Normally when I read Scott Feschuk’s articles in Maclean’s magazine, I laugh so hard I pee my pants.  This is not as bad as it sounds because I usually only get to read Maclean’s in the bathroom, so don’t worry. 

A recent Feschuk column, however still humourous, was a bit more philosophical as he contemplated his own midlife crisis.  What really caught my attention, without the accompanying incontinence, was a comment in reply to his column.  A Dr. Drummond, author of the The Midlife Crisis Handbook  (how perfect is this for that hard-to-buy-for-in-midlife-crisis someone on your list?), pointed out that, “Midlife Crisis is a term first used by Elliott Jacques in a research paper in 1965 where he discussed the angst of middle aged men in big business. They were asking the question, Is this all there is? and really struggling with whether or not their feelings called for a big change in their lives.  A functional Midlife Crisis is a massive shortcut to living your dreams when it is done well and done on purpose.”

If posing the query, “Is this all there is?” designates a midlife crisis, then everyone in my family is having one on a fairly regular basis – particularly around dinner time.

Secondly, a “…massive shortcut to living your dreams?  There’s only one shortcut I know to living my dreams, and it’s called Lotto649.

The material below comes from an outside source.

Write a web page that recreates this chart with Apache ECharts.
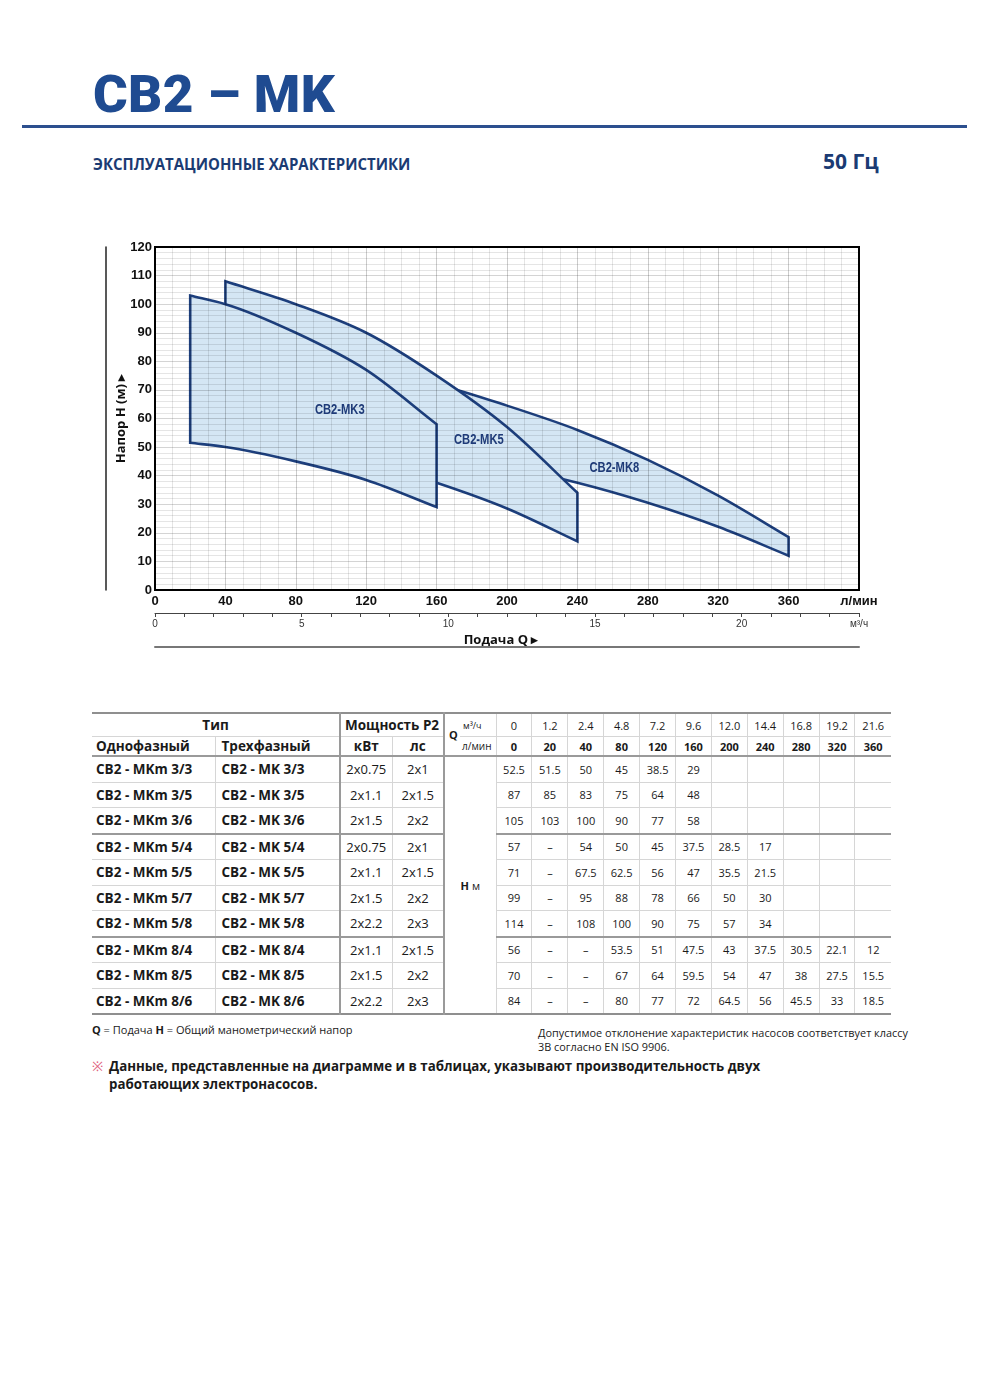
<!DOCTYPE html>
<html>
<head>
<meta charset="utf-8">
<script src="https://cdn.jsdelivr.net/npm/echarts@6/dist/echarts.min.js"></script>
<style>
  body { margin:0; background:#fff; }
  #page { position:relative; width:990px; height:1381px; overflow:hidden; font-family:'Open Sans', sans-serif; color:#1a1a1a; }
  .t1 { position:absolute; left:93px; top:69px; font:900 51px/51px Roboto, 'Liberation Sans', sans-serif; color:#1f4b91; white-space:nowrap; transform:scaleX(1.04); transform-origin:0 0; letter-spacing:0.3px; }
  .rule { position:absolute; left:22px; top:125px; width:945px; height:3px; background:#2c4f8e; }
  .t2 { position:absolute; left:93px; top:156px; font:bold 16px/16px 'Open Sans', sans-serif; color:#1b3b73; white-space:nowrap; transform:scaleX(0.935); transform-origin:0 0; }
  .t3 { position:absolute; left:823px; top:151px; font:bold 21px/21px 'Open Sans', sans-serif; color:#1b3b73; white-space:nowrap; }
  #main { position:absolute; left:0; top:0; width:990px; height:700px; }
  #tbl { position:absolute; left:92px; top:712px; width:799px; border-collapse:collapse; table-layout:fixed; border-top:2px solid #8f8f8f; border-bottom:2px solid #8f8f8f; }
  #tbl td { padding:0; border:1px solid #d6d6d6; text-align:center; white-space:nowrap; overflow:hidden; font-size:11px; }
  #tbl tr.h1 td { height:22px; }
  #tbl tr.h2 td { height:18px; border-bottom:2px solid #9a9a9a; }
  #tbl tr.d td { height:24.5px; }
  #tbl tr.g td { border-bottom:2px solid #9a9a9a; }
  #tbl td.nm { font-weight:bold; font-size:13.5px; text-align:left; padding-left:4px; border-left:none; }
  #tbl td.nm3 { font-weight:bold; font-size:13.5px; text-align:left; padding-left:6px; }
  #tbl td.pw { font-size:13px; }
  #tbl td.hb { font-weight:bold; font-size:13.5px; }
  #tbl td.hv { border-left:2px solid #9a9a9a; }
  #tbl td.last { border-right:none; }
  #tbl td.nb { border-bottom:none; }
  .n1 { position:absolute; left:92px; top:1023px; font-size:11px; line-height:14px; white-space:nowrap; }
  .n2 { position:absolute; left:538px; top:1026px; font-size:10.9px; line-height:14px; white-space:nowrap; }
  .n3 { position:absolute; left:109px; top:1057px; font-size:13.3px; line-height:18px; font-weight:bold; white-space:nowrap; }
  .n3 .mark { position:absolute; left:-17px; top:0; color:#e0607e; font-weight:normal; }
</style>
</head>
<body>
<div id="page">
  <div class="t1">CB2 – MK</div>
  <div class="rule"></div>
  <div class="t2">ЭКСПЛУАТАЦИОННЫЕ ХАРАКТЕРИСТИКИ</div>
  <div class="t3">50 Гц</div>
  <div id="main"></div>
  <table id="tbl"></table>
  <div class="n1"><b>Q</b> = Подача <b>H</b> = Общий манометрический напор</div>
  <div class="n2">Допустимое отклонение характеристик насосов соответствует классу<br>3B согласно EN ISO 9906.</div>
  <div class="n3"><span class="mark">※</span>Данные, представленные на диаграмме и в таблицах, указывают производительность двух<br>работающих электронасосов.</div>
</div>
<script type="text/javascript">
  // подача
  var qM3h = ['0', '1.2', '2.4', '4.8', '7.2', '9.6', '12.0', '14.4', '16.8', '19.2', '21.6'];
  var qLmin = [0, 20, 40, 80, 120, 160, 200, 240, 280, 320, 360];
  // модели
  var models1 = ['CB2 - MKm 3/3', 'CB2 - MKm 3/5', 'CB2 - MKm 3/6', 'CB2 - MKm 5/4', 'CB2 - MKm 5/5',
                 'CB2 - MKm 5/7', 'CB2 - MKm 5/8', 'CB2 - MKm 8/4', 'CB2 - MKm 8/5', 'CB2 - MKm 8/6'];
  var models3 = ['CB2 - MK 3/3', 'CB2 - MK 3/5', 'CB2 - MK 3/6', 'CB2 - MK 5/4', 'CB2 - MK 5/5',
                 'CB2 - MK 5/7', 'CB2 - MK 5/8', 'CB2 - MK 8/4', 'CB2 - MK 8/5', 'CB2 - MK 8/6'];
  var powerKw = ['2x0.75', '2x1.1', '2x1.5', '2x0.75', '2x1.1', '2x1.5', '2x2.2', '2x1.1', '2x1.5', '2x2.2'];
  var powerHp = ['2x1', '2x1.5', '2x2', '2x1', '2x1.5', '2x2', '2x3', '2x1.5', '2x2', '2x3'];
  // напор H, м  (null = «–»)
  var head = [
    [52.5, 51.5, 50, 45, 38.5, 29],
    [87, 85, 83, 75, 64, 48],
    [105, 103, 100, 90, 77, 58],
    [57, null, 54, 50, 45, 37.5, 28.5, 17],
    [71, null, 67.5, 62.5, 56, 47, 35.5, 21.5],
    [99, null, 95, 88, 78, 66, 50, 30],
    [114, null, 108, 100, 90, 75, 57, 34],
    [56, null, null, 53.5, 51, 47.5, 43, 37.5, 30.5, 22.1, 12],
    [70, null, null, 67, 64, 59.5, 54, 47, 38, 27.5, 15.5],
    [84, null, null, 80, 77, 72, 64.5, 56, 45.5, 33, 18.5]
  ];
  // поля: верхняя и нижняя кривая (строки head), начало (индекс qLmin)
  var regionNames = ['CB2-MK8', 'CB2-MK5', 'CB2-MK3'];
  var regionTop = [9, 6, 2];
  var regionBottom = [7, 3, 0];
  var regionFrom = [3, 2, 1];
  var regionLabelAt = [[261, 42.7], [184, 52.5], [105, 63]];

  function curvePoints(row, from) {
    var pts = [];
    for (var i = from; i < head[row].length; i++) {
      if (head[row][i] != null) pts.push([qLmin[i], head[row][i]]);
    }
    return pts;
  }
  // гладкая кривая через точки (кубический Эрмит по x)
  function bezier(p) {
    var n = p.length, s = [], hh = [], m = [], d = '', i;
    for (i = 0; i < n - 1; i++) {
      hh.push(p[i + 1][0] - p[i][0]);
      s.push((p[i + 1][1] - p[i][1]) / hh[i]);
    }
    for (i = 0; i < n; i++) {
      if (i === 0) m.push(s[0]);
      else if (i === n - 1) m.push(s[n - 2]);
      else m.push((s[i - 1] * hh[i] + s[i] * hh[i - 1]) / (hh[i - 1] + hh[i]));
    }
    for (i = 0; i < n - 1; i++) {
      var dx = hh[i];
      d += ' C' + [p[i][0] + dx / 3, p[i][1] + m[i] * dx / 3,
                   p[i + 1][0] - dx / 3, p[i + 1][1] - m[i + 1] * dx / 3,
                   p[i + 1][0], p[i + 1][1]].join(',');
    }
    return d;
  }

  var axisFont = "'Liberation Sans',Arial,sans-serif";
  var myChart = echarts.init(document.getElementById('main'));
  var option = {
    animation: false,
    grid: { left: 155, right: 131, top: 247, bottom: 110, show: true, borderColor: '#000', borderWidth: 2, z: 3 },
    xAxis: [
      {
        type: 'value', min: 0, max: 400, interval: 40, position: 'bottom', z: 2,
        axisLine: { show: true, onZero: false, lineStyle: { color: '#000', width: 2 } },
        axisTick: { show: false },
        axisLabel: {
          margin: 5, fontSize: 13, fontWeight: 'bold', color: '#111', fontFamily: axisFont,
          showMinLabel: true, showMaxLabel: true,
          formatter: function (v) { return v === 400 ? 'л/мин' : v; }
        },
        splitLine: { show: true, lineStyle: { color: 'rgba(0,0,0,0.2)', width: 1 } },
        minorTick: { show: false, splitNumber: 4 },
        minorSplitLine: { show: true, lineStyle: { color: 'rgba(0,0,0,0.1)', width: 1 } }
      },
      {
        type: 'value', min: 0, max: 24, interval: 1, position: 'bottom', offset: 23, z: 2,
        axisLine: { show: true, onZero: false, lineStyle: { color: '#444', width: 1 } },
        axisTick: { show: true, inside: false, length: 4, lineStyle: { color: '#444', width: 1 } },
        axisLabel: {
          margin: 6, fontSize: 10, color: '#333', fontFamily: axisFont,
          showMinLabel: true, showMaxLabel: true,
          formatter: function (v) { return v === 24 ? 'м³/ч' : (v % 5 === 0 ? v : ''); }
        },
        splitLine: { show: false },
        name: 'Подача Q ▸', nameLocation: 'middle', nameGap: 21,
        nameTextStyle: { fontSize: 13, fontWeight: 'bold', color: '#111', fontFamily: 'Open Sans', padding: [0, 12, 0, 0] }
      },
      {
        type: 'value', min: 0, max: 400, position: 'bottom', offset: 57, z: 2,
        axisLine: { show: true, onZero: false, lineStyle: { color: '#777', width: 2 } },
        axisTick: { show: false }, axisLabel: { show: false }, splitLine: { show: false }
      }
    ],
    yAxis: [
      {
        type: 'value', min: 0, max: 120, interval: 10, position: 'left', z: 2,
        axisLine: { show: true, onZero: false, lineStyle: { color: '#000', width: 2 } },
        axisTick: { show: false },
        axisLabel: { margin: 3, fontSize: 13, fontWeight: 'bold', color: '#111', fontFamily: axisFont },
        splitLine: { show: true, lineStyle: { color: 'rgba(0,0,0,0.17)', width: 1 } },
        minorTick: { show: false, splitNumber: 5 },
        minorSplitLine: { show: true, lineStyle: { color: 'rgba(0,0,0,0.1)', width: 1 } },
        name: 'Напор H (м) ▸', nameLocation: 'middle', nameGap: 27, nameRotate: 90, nameMoveOverlap: false,
        nameTextStyle: { fontSize: 13, fontWeight: 'bold', color: '#111', fontFamily: 'Open Sans' }
      },
      {
        type: 'value', min: 0, max: 120, position: 'left', offset: 49, z: 2,
        axisLine: { show: true, onZero: false, lineStyle: { color: '#222', width: 1.5 } },
        axisTick: { show: false }, axisLabel: { show: false }, splitLine: { show: false }
      }
    ],
    series: [
      {
        type: 'custom', name: 'поля', z: 1, clip: false,
        data: regionNames.map(function (n, i) {
          return [qLmin[regionFrom[i]], head[regionTop[i]][regionFrom[i]]];
        }),
        renderItem: function (params, api) {
          var i = params.dataIndex;
          var top = curvePoints(regionTop[i], regionFrom[i]).map(function (p) { return api.coord(p); });
          var bot = curvePoints(regionBottom[i], regionFrom[i]).map(function (p) { return api.coord(p); }).reverse();
          var d = 'M' + top[0].join(',') + bezier(top) + ' L' + bot[0].join(',') + bezier(bot) + ' Z';
          return {
            type: 'path',
            shape: { pathData: d },
            style: { fill: '#d4e6f4', stroke: '#1d3f7d', lineWidth: 2.6, lineJoin: 'miter' }
          };
        }
      },
      {
        type: 'custom', name: 'подписи', z: 4, clip: false,
        data: regionLabelAt,
        renderItem: function (params, api) {
          var c = api.coord([api.value(0), api.value(1)]);
          return {
            type: 'text', x: c[0], y: c[1], scaleX: 0.8,
            style: {
              text: regionNames[params.dataIndex], fill: '#1f3b78',
              font: 'bold 14px ' + axisFont, align: 'center', verticalAlign: 'middle'
            }
          };
        }
      }
    ]
  };
  myChart.setOption(option);

  // таблица
  var h = '<colgroup><col style="width:123px"><col style="width:125px"><col style="width:52px"><col style="width:52px">' +
          '<col style="width:16px"><col style="width:36px">';
  for (var c = 0; c < qLmin.length; c++) h += '<col style="width:35.9px">';
  h += '</colgroup>';
  h += '<tr class="h1"><td colspan="2" class="hb nb" style="border-left:none">Тип</td>' +
       '<td colspan="2" class="hb nb hv">Мощность P2</td>' +
       '<td rowspan="2" class="hv" style="border-right:none;text-align:left;padding-left:4px;font-weight:bold;border-bottom:2px solid #9a9a9a">Q</td>' +
       '<td style="border-left:none;text-align:left;padding-left:3px;font-size:9px">м³/ч</td>';
  for (c = 0; c < qM3h.length; c++) h += '<td' + (c === qM3h.length - 1 ? ' class="last"' : '') + '>' + qM3h[c] + '</td>';
  h += '</tr><tr class="h2"><td class="nm">Однофазный</td><td class="nm3">Трехфазный</td>' +
       '<td class="hb hv">кВт</td><td class="hb">лс</td>' +
       '<td style="border-left:none;text-align:left;padding-left:2px;font-size:10px">л/мин</td>';
  for (c = 0; c < qLmin.length; c++) h += '<td style="font-weight:bold"' + (c === qLmin.length - 1 ? ' class="last"' : '') + '>' + qLmin[c] + '</td>';
  h += '</tr>';
  for (var r = 0; r < models1.length; r++) {
    h += '<tr class="d' + (r === 2 || r === 6 ? ' g' : '') + '">' +
         '<td class="nm">' + models1[r] + '</td><td class="nm3">' + models3[r] + '</td>' +
         '<td class="pw hv">' + powerKw[r] + '</td><td class="pw">' + powerHp[r] + '</td>';
    if (r === 0) h += '<td colspan="2" rowspan="' + models1.length + '" class="hv"><b>H</b> м</td>';
    for (c = 0; c < qLmin.length; c++) {
      var v = head[r][c];
      var txt = c < head[r].length ? (v == null ? '–' : v) : '';
      h += '<td' + (c === qLmin.length - 1 ? ' class="last"' : '') + '>' + txt + '</td>';
    }
    h += '</tr>';
  }
  document.getElementById('tbl').innerHTML = h;
</script>
</body>
</html>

So in contrast to Dr. Drummond’s definition, clearly the midlife crisis that all your neighbours want to talk about is a dysfunctional Midlife Crisis:  running off with the secretary, buying a motorcycle or a leasing two-seater sportscar – none of which are particularly sensible for a married man in his midlife! 

I took a different approach and recently preempted my husband’s midlife crisis by giving him permission to take on a mistress.  Yep, a marital hall pass.  My one and only condition was that she have her own car and is willing to drive our kids to hockey.  Not surprisingly, he has no takers so far, and my dear husband is suggesting that’s because the 30-somethings in his life aren’t big on hockey.  I say the 30-somethings in his life aren’t big on him.

Funny how the crises of most women involve altering the effects of time, whereas for men it involves fooling the effects of time.  As for me, I figure I’ve had at least a dozen midlife crises along my journey, which Dr. Drummond thankfully points out is perfectly normal.  It’s doubtful I would mourn the choices I’ve made in life and entirely unthinkable for me to take dysfunctional action to undo any of them.  I have no shortage of complaints about what new dysfunction plagues my body and mind these days but the midlife decisions that plague most women hold no controversy for me:  if it involves needles or knives, I just need to get over myself.  Which means of course that most of my midlife crises go entirely unnoticed…that is … until that crisis is interrupted by yet another of Life’s existential mysteries:  did we run out of peanut butter again?

How will you handle your midlife crisis?